In 2014, Nuance along with Commonsensereasoning.org announced plans for a Winograd Schema Challenge – a call for students, research and academia to design programs that leverage AI to demonstrate reasoning capabilities by answering Winograd Schema questions.
The Winograd Schema Challenge is an alternative to the Turing Test (short free-form questions) that provides a more accurate measure of genuine machine intelligence by posing a set of multiple-choice questions that have a form where the answers are expected to be fairly obvious to a layperson, but ambiguous for a machine without human-like reasoning or intelligence.
Yesterday, the results of the first annual Winograd Schema Challenge were unveiled at the International Joint Conference on Artificial Intelligence (IJCAI-2016) in New York. Six programs were submitted from independent researchers and students around the world, demonstrating a variety of approaches to solving challenge questions, while underscoring the difficulty machines have in understanding using commonsense reasoning to improve the understanding of human language.
Scores ranged from the low 30th percentile in answering the questions correctly to the high 50s – demonstrating that while some of the Winograd Schema questions could be handled, much more research is needed to develop systems that can handle these sorts of test.
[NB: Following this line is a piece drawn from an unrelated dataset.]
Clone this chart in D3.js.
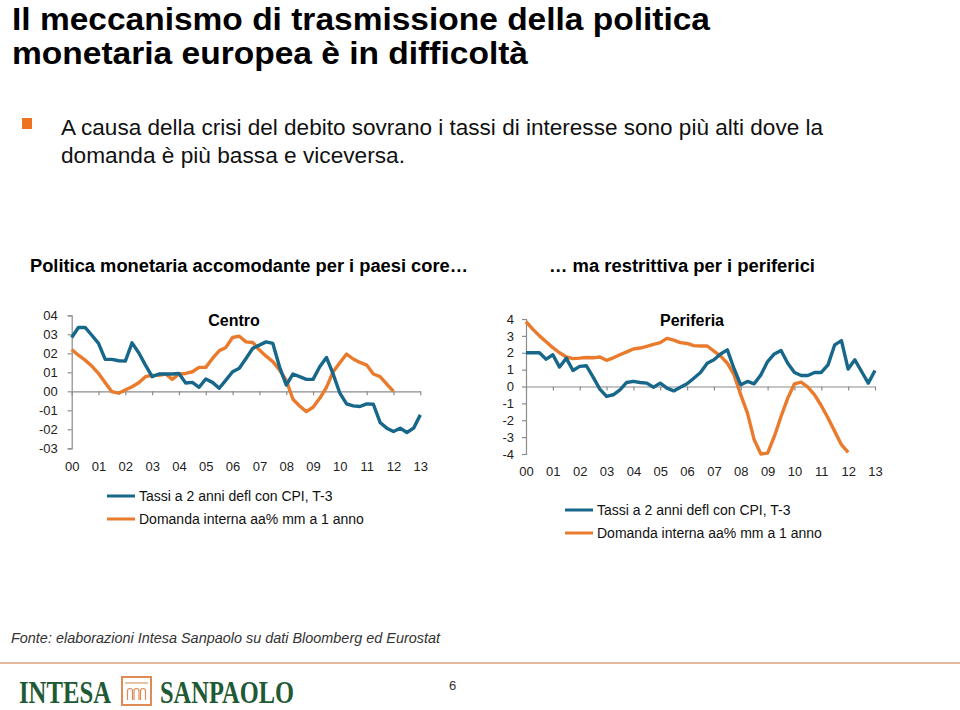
<!DOCTYPE html>
<html><head><meta charset="utf-8">
<script src="https://cdn.jsdelivr.net/npm/d3@7/dist/d3.min.js"></script>
<style>
body{margin:0;background:#fff;}
svg{display:block;}
</style></head>
<body>
<svg id="c" width="960" height="710"></svg>
<script>
// ---- data (quarterly, index 0 = 2000 Q1) ----
const yearLabels = ["00","01","02","03","04","05","06","07","08","09","10","11","12","13"];
const centroYTicks = [-3,-2,-1,0,1,2,3,4];
const centroYLabels = ["-03","-02","-01","00","01","02","03","04"];
const periferiaYTicks = [-4,-3,-2,-1,0,1,2,3,4];
const periferiaYLabels = ["-4","-3","-2","-1","0","1","2","3","4"];
const seriesNames = ["Tassi a 2 anni defl con CPI, T-3","Domanda interna aa% mm a 1 anno"];

const centroTassi = [2.83,3.36,3.36,2.95,2.52,1.68,1.68,1.61,1.59,2.55,2.03,1.38,0.77,0.91,0.91,0.91,0.94,0.44,0.47,0.21,0.65,0.47,0.16,0.59,1.03,1.21,1.73,2.26,2.43,2.6,2.52,1.29,0.33,0.91,0.77,0.63,0.63,1.29,1.78,0.91,-0.1,-0.66,-0.77,-0.8,-0.66,-0.68,-1.64,-1.94,-2.12,-1.94,-2.17,-1.94,-1.24];
const centroDomanda = [2.2,1.9,1.64,1.33,0.94,0.45,-0.02,-0.1,0.07,0.24,0.45,0.77,0.84,0.84,0.91,0.63,0.91,0.94,1.03,1.26,1.26,1.73,2.13,2.31,2.83,2.9,2.6,2.57,2.17,1.85,1.56,1.12,0.59,-0.42,-0.77,-1.07,-0.84,-0.37,0.21,1.03,1.5,1.96,1.7,1.52,1.38,0.91,0.77,0.38,0.0];
const periferiaTassi = [2.0,2.0,2.0,1.62,1.88,1.15,1.68,0.95,1.19,1.23,0.55,-0.16,-0.59,-0.49,-0.2,0.24,0.3,0.24,0.2,-0.04,0.2,-0.1,-0.26,-0.04,0.16,0.49,0.83,1.38,1.58,1.93,2.17,1.05,0.1,0.3,0.16,0.69,1.48,1.93,2.13,1.38,0.83,0.65,0.65,0.83,0.83,1.28,2.47,2.72,1.03,1.58,0.89,0.2,0.95];
const periferiaDomanda = [3.85,3.4,3.0,2.65,2.3,2.0,1.75,1.65,1.68,1.72,1.7,1.75,1.55,1.7,1.88,2.05,2.22,2.28,2.38,2.5,2.6,2.85,2.75,2.6,2.55,2.42,2.4,2.4,2.1,1.8,1.38,0.69,-0.5,-1.58,-3.16,-4.0,-3.95,-2.96,-1.78,-0.69,0.16,0.26,-0.04,-0.49,-1.14,-1.87,-2.66,-3.45,-3.9];

const BLUE = "#17678a", ORANGE = "#ea7a2c";
const svg = d3.select("#c");
const SANS = "'Liberation Sans', Arial, sans-serif";

function txt(x,y,size,str,opts={}){
  const t = svg.append("text").attr("x",x).attr("y",y).attr("font-family",opts.family||SANS)
    .attr("font-size",size).attr("fill",opts.fill||"#000").text(str);
  if(opts.bold) t.attr("font-weight","bold");
  if(opts.italic) t.attr("font-style","italic");
  if(opts.len) t.attr("textLength",opts.len).attr("lengthAdjust","spacingAndGlyphs");
  return t;
}

// ---- titles ----
txt(12,29.5,32,"Il meccanismo di trasmissione della politica",{bold:true,len:698});
txt(12,64,32,"monetaria europea è in difficoltà",{bold:true,len:516});
svg.append("rect").attr("x",22).attr("y",118).attr("width",10).attr("height",11).attr("fill","#ee7320");
txt(61,135,22,"A causa della crisi del debito sovrano i tassi di interesse sono più alti dove la",{fill:"#111",len:762});
txt(61,163,22,"domanda è più bassa e viceversa.",{fill:"#111",len:344});
txt(30,272,17.5,"Politica monetaria accomodante per i paesi core…",{bold:true,len:438});
txt(549,272,17.5,"… ma restrittiva per i periferici",{bold:true,len:266});

// ---- chart builder ----
function chart(cfg){
  const x = d3.scaleLinear().domain([0,13]).range([cfg.x0,cfg.x1]);
  const y = d3.scaleLinear().domain([cfg.yTicks[0],cfg.yTicks[cfg.yTicks.length-1]]).range([cfg.yBot,cfg.yTop]);
  const g = svg.append("g");
  const ya = g.append("g").attr("transform",`translate(${cfg.x0},0)`)
    .call(d3.axisLeft(y).tickValues(cfg.yTicks).tickSize(4).tickPadding(cfg.yPad)
      .tickFormat((d,i)=>cfg.yLabels[i]));
  ya.selectAll("text").attr("font-family",SANS).attr("font-size",13).attr("fill","#222");
  g.append("g").attr("transform",`translate(0,${y(0)})`)
    .call(d3.axisBottom(x).tickValues(d3.range(0,14)).tickSize(4).tickSizeOuter(0).tickFormat(""));
  const xl = g.append("g").attr("transform",`translate(0,${cfg.labelY})`)
    .call(d3.axisBottom(x).tickValues(d3.range(0,14)).tickSize(0).tickFormat((d,i)=>yearLabels[i]));
  xl.select(".domain").remove();
  xl.selectAll("text").attr("font-family",SANS).attr("font-size",13).attr("fill","#222");
  g.selectAll(".domain, .tick line").attr("stroke","#8c8c8c").attr("stroke-width",1.2);
  const line = d3.line().x((d,i)=>x(i/4)).y(d=>y(d));
  g.append("path").datum(cfg.orange).attr("d",line).attr("fill","none").attr("stroke",ORANGE)
    .attr("stroke-width",3.4).attr("stroke-linejoin","round");
  g.append("path").datum(cfg.blue).attr("d",line).attr("fill","none").attr("stroke",BLUE)
    .attr("stroke-width",3.4).attr("stroke-linejoin","round");
  g.append("text").attr("x",cfg.titleX).attr("y",326).attr("text-anchor","middle")
    .attr("font-family",SANS).attr("font-weight","bold").attr("font-size",16).text(cfg.title);
  [cfg.blue,cfg.orange].forEach((s,k)=>{
    const ly = cfg.legY + k*23;
    g.append("line").attr("x1",cfg.legX).attr("x2",cfg.legX+28).attr("y1",ly).attr("y2",ly)
      .attr("stroke",k?ORANGE:BLUE).attr("stroke-width",3);
    g.append("text").attr("x",cfg.legX+32).attr("y",ly+5).attr("font-family",SANS).attr("font-size",14)
      .attr("fill","#111").text(seriesNames[k]);
  });
}
chart({x0:71.7,x1:420.3,yTop:315.3,yBot:448.3,yTicks:centroYTicks,yLabels:centroYLabels,yPad:10,
  labelY:459,blue:centroTassi,orange:centroDomanda,title:"Centro",titleX:234,legX:107,legY:496});
chart({x0:526,x1:875,yTop:319,yBot:454,yTicks:periferiaYTicks,yLabels:periferiaYLabels,yPad:8,
  labelY:464,blue:periferiaTassi,orange:periferiaDomanda,title:"Periferia",titleX:692,legX:565,legY:510});

// ---- footer ----
txt(11,643,14,"Fonte: elaborazioni Intesa Sanpaolo su dati Bloomberg ed Eurostat",{italic:true,fill:"#333",len:429});
svg.append("line").attr("x1",0).attr("x2",960).attr("y1",663).attr("y2",663).attr("stroke","#d9a27f").attr("stroke-width",1.5);
const GREEN = "#1f5a35";
txt(19,703,32,"INTESA",{family:"'Liberation Serif', serif",bold:true,fill:GREEN,len:92});
svg.append("rect").attr("x",122).attr("y",677).attr("width",29).attr("height",28).attr("fill","none")
  .attr("stroke","#e08a55").attr("stroke-width",2);
svg.append("line").attr("x1",125).attr("x2",148).attr("y1",683).attr("y2",683).attr("stroke","#e0b08a").attr("stroke-width",1.5);
[0,1,2].forEach(k=>{
  const cx = 130 + k*6.5;
  svg.append("path").attr("d",`M${cx-2.5},700 L${cx-2.5},691 A2.5,2.5 0 0 1 ${cx+2.5},691 L${cx+2.5},700`)
    .attr("fill","none").attr("stroke","#e08a55").attr("stroke-width",1.2);
});
txt(160,703,32,"SANPAOLO",{family:"'Liberation Serif', serif",bold:true,fill:GREEN,len:134});
txt(449,690,13,"6",{fill:"#333"});
</script>
</body></html>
For comparison, human subjects were asked the same set of questions, with an overall average of 90.9% answered correctly.
* A problem was discovered at the last minute with unexpected punctuation the XML input impacting a handful of questions. All tests will be run through again, but unlikely to have a significant impact on the scores.
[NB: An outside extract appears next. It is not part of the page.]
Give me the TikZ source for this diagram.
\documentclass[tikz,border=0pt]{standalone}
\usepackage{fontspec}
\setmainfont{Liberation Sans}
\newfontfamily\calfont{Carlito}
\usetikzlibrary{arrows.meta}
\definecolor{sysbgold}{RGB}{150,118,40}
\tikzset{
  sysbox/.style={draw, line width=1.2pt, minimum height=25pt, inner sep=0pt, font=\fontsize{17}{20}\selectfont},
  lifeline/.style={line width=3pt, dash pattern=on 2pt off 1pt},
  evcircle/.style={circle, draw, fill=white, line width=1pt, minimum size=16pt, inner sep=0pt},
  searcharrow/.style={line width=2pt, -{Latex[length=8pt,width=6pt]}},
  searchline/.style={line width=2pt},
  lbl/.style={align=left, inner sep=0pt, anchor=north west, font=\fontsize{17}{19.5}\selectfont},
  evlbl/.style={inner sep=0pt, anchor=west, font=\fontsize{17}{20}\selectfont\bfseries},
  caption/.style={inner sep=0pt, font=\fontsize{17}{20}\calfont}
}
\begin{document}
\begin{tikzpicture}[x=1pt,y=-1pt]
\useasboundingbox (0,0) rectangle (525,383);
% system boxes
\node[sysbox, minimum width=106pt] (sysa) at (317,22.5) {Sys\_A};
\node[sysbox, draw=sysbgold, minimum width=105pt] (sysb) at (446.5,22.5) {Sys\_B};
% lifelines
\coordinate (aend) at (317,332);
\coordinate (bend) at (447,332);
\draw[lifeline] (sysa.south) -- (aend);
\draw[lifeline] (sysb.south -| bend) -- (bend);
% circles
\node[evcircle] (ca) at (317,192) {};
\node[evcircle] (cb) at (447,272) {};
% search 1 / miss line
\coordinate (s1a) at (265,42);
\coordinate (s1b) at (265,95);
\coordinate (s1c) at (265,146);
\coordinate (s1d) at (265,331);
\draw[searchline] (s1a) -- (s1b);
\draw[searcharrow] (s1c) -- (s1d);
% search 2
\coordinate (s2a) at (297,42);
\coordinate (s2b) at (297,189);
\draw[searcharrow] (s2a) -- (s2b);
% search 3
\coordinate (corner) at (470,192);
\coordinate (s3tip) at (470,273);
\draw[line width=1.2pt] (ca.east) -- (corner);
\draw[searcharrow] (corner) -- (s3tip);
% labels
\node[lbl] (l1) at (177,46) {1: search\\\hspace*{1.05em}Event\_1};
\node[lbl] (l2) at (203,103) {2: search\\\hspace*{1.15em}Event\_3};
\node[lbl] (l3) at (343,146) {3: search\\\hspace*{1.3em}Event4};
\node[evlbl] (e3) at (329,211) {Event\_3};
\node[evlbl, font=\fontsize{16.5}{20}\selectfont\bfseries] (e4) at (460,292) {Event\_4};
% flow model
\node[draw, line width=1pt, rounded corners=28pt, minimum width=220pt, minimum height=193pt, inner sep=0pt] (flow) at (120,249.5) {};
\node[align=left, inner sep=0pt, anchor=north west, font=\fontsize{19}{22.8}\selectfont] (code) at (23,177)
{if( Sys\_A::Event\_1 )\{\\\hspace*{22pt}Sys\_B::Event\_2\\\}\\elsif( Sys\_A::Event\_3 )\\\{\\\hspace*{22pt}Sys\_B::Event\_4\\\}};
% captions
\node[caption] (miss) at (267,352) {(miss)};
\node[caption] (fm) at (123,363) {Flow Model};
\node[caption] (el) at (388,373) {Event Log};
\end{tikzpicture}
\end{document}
The challenge involves two rounds of testing: the first round involves Pronoun Disambiguation Problems (PDPs) that are similar, but slightly different that Winograd Schemas (WSs). A contestant must score very well on the PDPs to move on to the next round of WSs.
Professor of computer science Ernest Davis of NYU has created a large library of WSs. Winograd Schema questions are manually generated; examples include:
“The trophy would not fit in the brown suitcase because it was too big. What was too big? Answer 0: the trophy or Answer 1: the suitcase?”
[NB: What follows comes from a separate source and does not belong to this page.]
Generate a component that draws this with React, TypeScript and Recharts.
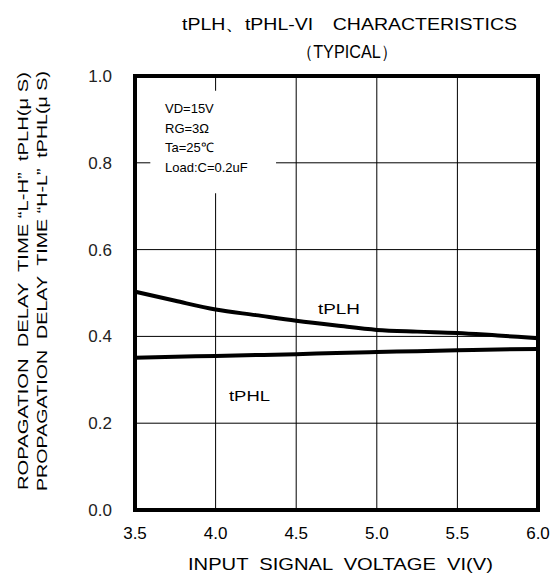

“Joan made sure to thank Susan for all the help she had given. Who had given the help? Answer 0: Joan or Answer 1: Susan”
PDP’s were collected from children’s literature and also require commonsense reasoning to understand the relationships between object and events so that the prospering referent to a pronoun could be determined. Further, PDPs are abundant in our everyday language and occur organically. An example of a PDP is:
Babar wonders how he can get new clothing. Luckily, a very rich old man who has always been fond of little elephants understands right away that he is longing for a fine suit. As he likes to make people happy, he gives him his wallet. “he is longing for a fine suit”: (a) Babar (b) old man Answer: (a) Babar
While simple for humans, AI computer systems today lack sufficient commonsense knowledge and reasoning to solve these questions. Each Schema and PDP involves a variety of different types of relationships, such as cause-and-effect, spatial, temporal and social relationships.
So what does this all mean for the state of AI and machine reasoning?
The Challenge underscored the challenges of understanding language and reasoning about the world that AI still faces. However, the Challenge also provided a baseline for subsequent systems and testing. Participants made use of a variety of technologies such as natural language parsing, knowledge acquisition and deep learning.
So now, we look to 2018 where the next Winograd Schema Challenge will be judged at the 2018 AAAI event – and given the rate of innovation and intelligence – could potentially deliver results that take the state of the art in human-machine interaction even further.